--- begin SUPPLIED RECORDS ---

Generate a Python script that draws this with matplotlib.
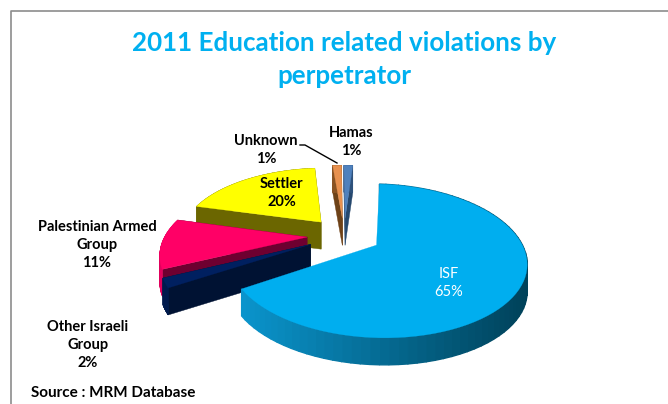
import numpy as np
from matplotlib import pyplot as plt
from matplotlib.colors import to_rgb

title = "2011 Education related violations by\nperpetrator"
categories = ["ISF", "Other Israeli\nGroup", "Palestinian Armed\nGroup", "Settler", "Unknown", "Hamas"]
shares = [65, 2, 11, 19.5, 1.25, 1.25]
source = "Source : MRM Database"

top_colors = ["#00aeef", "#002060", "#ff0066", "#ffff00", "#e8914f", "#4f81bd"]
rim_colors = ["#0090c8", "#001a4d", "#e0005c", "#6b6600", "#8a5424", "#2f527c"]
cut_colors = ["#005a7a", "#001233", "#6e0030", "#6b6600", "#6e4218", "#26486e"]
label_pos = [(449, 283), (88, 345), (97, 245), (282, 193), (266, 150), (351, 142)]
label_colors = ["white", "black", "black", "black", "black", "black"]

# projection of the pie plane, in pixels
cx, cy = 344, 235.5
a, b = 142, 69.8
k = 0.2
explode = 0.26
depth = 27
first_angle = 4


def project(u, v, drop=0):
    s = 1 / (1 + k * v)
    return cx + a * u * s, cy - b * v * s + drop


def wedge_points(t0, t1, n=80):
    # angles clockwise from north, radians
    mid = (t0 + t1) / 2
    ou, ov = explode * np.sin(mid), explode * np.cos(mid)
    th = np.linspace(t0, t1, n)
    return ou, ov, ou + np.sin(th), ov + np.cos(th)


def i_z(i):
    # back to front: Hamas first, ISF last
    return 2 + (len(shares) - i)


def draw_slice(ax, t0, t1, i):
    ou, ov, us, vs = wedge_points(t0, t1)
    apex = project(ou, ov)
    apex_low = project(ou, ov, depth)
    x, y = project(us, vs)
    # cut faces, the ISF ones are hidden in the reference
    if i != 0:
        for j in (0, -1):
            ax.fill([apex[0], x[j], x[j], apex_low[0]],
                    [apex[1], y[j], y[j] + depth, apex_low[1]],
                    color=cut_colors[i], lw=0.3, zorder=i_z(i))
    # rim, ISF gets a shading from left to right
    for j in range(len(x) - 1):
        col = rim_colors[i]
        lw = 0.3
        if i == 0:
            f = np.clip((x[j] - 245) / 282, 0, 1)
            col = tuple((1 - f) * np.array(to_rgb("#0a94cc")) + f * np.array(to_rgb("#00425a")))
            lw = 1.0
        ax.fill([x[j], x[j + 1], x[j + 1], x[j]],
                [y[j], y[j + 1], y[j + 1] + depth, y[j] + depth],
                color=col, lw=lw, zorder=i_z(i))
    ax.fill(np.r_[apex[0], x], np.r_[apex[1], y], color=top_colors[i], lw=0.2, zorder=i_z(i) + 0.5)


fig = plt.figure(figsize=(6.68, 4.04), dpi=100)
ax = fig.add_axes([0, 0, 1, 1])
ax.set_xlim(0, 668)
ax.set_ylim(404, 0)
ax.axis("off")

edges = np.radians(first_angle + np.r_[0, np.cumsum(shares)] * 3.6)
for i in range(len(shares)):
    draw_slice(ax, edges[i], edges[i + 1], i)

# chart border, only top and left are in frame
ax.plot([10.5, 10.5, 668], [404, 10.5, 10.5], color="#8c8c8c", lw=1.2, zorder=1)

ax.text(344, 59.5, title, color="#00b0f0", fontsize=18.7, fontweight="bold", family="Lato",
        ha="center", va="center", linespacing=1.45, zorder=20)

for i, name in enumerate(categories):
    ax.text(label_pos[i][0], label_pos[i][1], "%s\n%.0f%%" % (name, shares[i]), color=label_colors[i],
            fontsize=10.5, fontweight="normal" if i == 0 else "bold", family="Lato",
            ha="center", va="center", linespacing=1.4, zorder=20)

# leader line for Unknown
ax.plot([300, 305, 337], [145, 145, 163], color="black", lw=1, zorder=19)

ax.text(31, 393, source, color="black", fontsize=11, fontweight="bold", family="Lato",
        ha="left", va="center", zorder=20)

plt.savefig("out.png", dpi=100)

--- end SUPPLIED RECORDS ---
--- begin SUPPLIED RECORDS ---

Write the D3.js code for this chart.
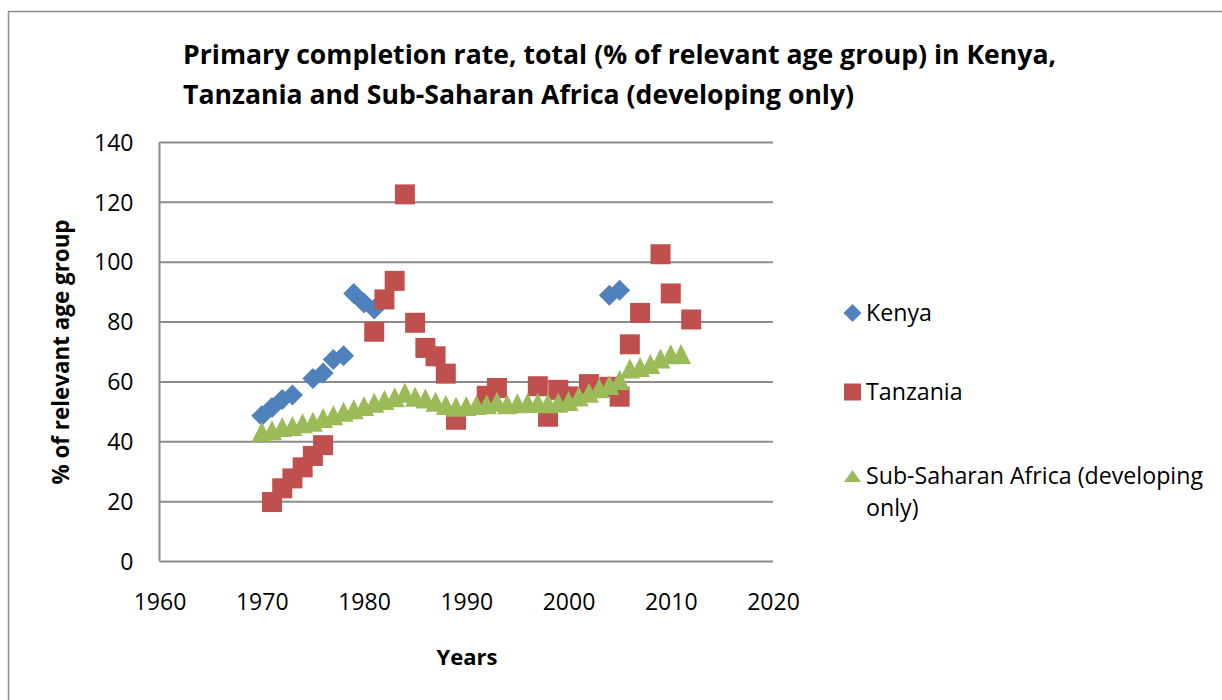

--- end SUPPLIED RECORDS ---
--- begin SUPPLIED RECORDS ---

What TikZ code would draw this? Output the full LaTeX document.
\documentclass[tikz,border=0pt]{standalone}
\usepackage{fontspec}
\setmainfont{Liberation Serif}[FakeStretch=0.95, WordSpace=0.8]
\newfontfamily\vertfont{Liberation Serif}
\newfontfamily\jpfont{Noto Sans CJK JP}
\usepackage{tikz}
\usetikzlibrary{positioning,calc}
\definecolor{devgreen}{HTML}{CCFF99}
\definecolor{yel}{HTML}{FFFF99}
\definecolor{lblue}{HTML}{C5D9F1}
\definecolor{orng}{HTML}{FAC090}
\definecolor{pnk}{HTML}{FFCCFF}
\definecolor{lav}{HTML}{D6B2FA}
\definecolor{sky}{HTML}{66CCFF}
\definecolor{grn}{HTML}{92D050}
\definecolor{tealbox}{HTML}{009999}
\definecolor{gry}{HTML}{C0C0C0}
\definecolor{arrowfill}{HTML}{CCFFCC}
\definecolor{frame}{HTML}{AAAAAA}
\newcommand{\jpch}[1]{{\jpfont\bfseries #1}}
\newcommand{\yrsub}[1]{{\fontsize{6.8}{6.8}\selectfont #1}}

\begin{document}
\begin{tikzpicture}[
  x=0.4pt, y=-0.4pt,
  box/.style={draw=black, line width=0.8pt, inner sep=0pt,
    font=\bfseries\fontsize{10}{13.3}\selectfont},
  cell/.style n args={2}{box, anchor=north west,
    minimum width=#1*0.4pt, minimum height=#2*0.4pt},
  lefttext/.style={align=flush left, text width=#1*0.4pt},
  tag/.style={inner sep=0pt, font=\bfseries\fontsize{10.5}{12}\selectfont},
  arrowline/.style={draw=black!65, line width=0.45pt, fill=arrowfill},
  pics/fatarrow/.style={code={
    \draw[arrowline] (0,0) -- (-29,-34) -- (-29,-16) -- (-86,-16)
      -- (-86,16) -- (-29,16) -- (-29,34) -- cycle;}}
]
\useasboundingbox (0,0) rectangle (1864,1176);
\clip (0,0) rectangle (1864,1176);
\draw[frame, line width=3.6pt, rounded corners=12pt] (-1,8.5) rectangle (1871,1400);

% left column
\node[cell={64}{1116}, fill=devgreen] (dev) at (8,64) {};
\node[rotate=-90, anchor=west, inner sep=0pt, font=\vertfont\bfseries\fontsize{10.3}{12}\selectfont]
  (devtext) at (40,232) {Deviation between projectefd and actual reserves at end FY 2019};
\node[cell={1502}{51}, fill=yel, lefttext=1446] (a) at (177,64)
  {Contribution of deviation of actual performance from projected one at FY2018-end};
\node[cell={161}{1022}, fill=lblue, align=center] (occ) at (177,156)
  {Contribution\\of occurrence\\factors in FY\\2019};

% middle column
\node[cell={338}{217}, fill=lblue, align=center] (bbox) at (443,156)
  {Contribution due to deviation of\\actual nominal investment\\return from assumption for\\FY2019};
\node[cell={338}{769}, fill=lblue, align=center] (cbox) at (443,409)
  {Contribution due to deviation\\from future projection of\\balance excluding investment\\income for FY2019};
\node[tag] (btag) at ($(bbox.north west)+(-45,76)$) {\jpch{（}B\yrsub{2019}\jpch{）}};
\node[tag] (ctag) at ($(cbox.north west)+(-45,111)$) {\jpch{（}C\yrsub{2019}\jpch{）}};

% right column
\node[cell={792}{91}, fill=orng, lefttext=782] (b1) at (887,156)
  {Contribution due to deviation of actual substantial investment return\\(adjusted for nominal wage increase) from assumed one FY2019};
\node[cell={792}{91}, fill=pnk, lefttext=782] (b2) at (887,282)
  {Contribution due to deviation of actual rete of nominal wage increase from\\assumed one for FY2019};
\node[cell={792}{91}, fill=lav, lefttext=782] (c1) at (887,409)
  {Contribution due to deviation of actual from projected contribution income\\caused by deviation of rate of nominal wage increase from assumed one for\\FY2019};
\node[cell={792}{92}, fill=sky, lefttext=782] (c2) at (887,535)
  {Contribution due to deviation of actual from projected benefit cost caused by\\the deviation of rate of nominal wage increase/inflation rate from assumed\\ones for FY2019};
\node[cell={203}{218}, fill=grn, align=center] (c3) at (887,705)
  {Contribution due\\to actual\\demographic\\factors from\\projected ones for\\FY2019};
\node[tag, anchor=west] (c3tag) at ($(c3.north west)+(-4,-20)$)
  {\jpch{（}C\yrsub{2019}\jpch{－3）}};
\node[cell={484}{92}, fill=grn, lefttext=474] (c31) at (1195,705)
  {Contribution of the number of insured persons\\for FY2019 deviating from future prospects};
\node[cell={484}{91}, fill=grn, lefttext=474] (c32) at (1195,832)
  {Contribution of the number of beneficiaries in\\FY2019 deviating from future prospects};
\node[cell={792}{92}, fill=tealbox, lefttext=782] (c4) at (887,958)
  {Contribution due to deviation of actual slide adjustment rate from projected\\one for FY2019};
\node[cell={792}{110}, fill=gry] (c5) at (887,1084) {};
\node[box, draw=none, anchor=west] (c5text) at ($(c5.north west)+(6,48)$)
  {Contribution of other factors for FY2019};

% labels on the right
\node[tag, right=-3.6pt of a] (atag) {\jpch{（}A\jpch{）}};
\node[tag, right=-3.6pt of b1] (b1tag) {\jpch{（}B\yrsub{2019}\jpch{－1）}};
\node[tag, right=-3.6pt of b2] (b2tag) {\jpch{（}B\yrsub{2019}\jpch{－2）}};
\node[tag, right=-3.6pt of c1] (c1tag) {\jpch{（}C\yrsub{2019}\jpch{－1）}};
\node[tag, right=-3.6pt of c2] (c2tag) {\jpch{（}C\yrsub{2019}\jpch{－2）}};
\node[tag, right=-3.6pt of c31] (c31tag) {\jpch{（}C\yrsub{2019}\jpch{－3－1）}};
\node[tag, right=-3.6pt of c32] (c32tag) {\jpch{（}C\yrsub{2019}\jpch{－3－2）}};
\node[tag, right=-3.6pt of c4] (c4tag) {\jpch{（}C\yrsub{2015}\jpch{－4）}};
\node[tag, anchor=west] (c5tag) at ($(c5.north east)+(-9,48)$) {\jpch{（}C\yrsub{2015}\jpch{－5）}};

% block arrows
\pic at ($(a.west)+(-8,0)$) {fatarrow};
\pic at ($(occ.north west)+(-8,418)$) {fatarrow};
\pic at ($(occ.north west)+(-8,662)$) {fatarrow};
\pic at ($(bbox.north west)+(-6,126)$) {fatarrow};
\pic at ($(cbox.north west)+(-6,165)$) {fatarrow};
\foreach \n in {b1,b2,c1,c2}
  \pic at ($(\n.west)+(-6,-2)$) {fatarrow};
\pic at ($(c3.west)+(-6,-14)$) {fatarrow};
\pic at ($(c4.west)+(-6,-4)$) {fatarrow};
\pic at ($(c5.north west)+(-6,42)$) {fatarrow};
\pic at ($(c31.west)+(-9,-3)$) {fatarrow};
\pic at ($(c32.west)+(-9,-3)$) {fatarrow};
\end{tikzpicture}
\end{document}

--- end SUPPLIED RECORDS ---

▶ [REQUIRED WORK]: Make an exact copy of the lines from the one containing "Generate a Python" to the one containing "from matplotlib.colors import to_rgb", keeping both and leaving out every picture.

▶ [SOLVED EXERCISE]:
Generate a Python script that draws this with matplotlib.
import numpy as np
from matplotlib import pyplot as plt
from matplotlib.colors import to_rgb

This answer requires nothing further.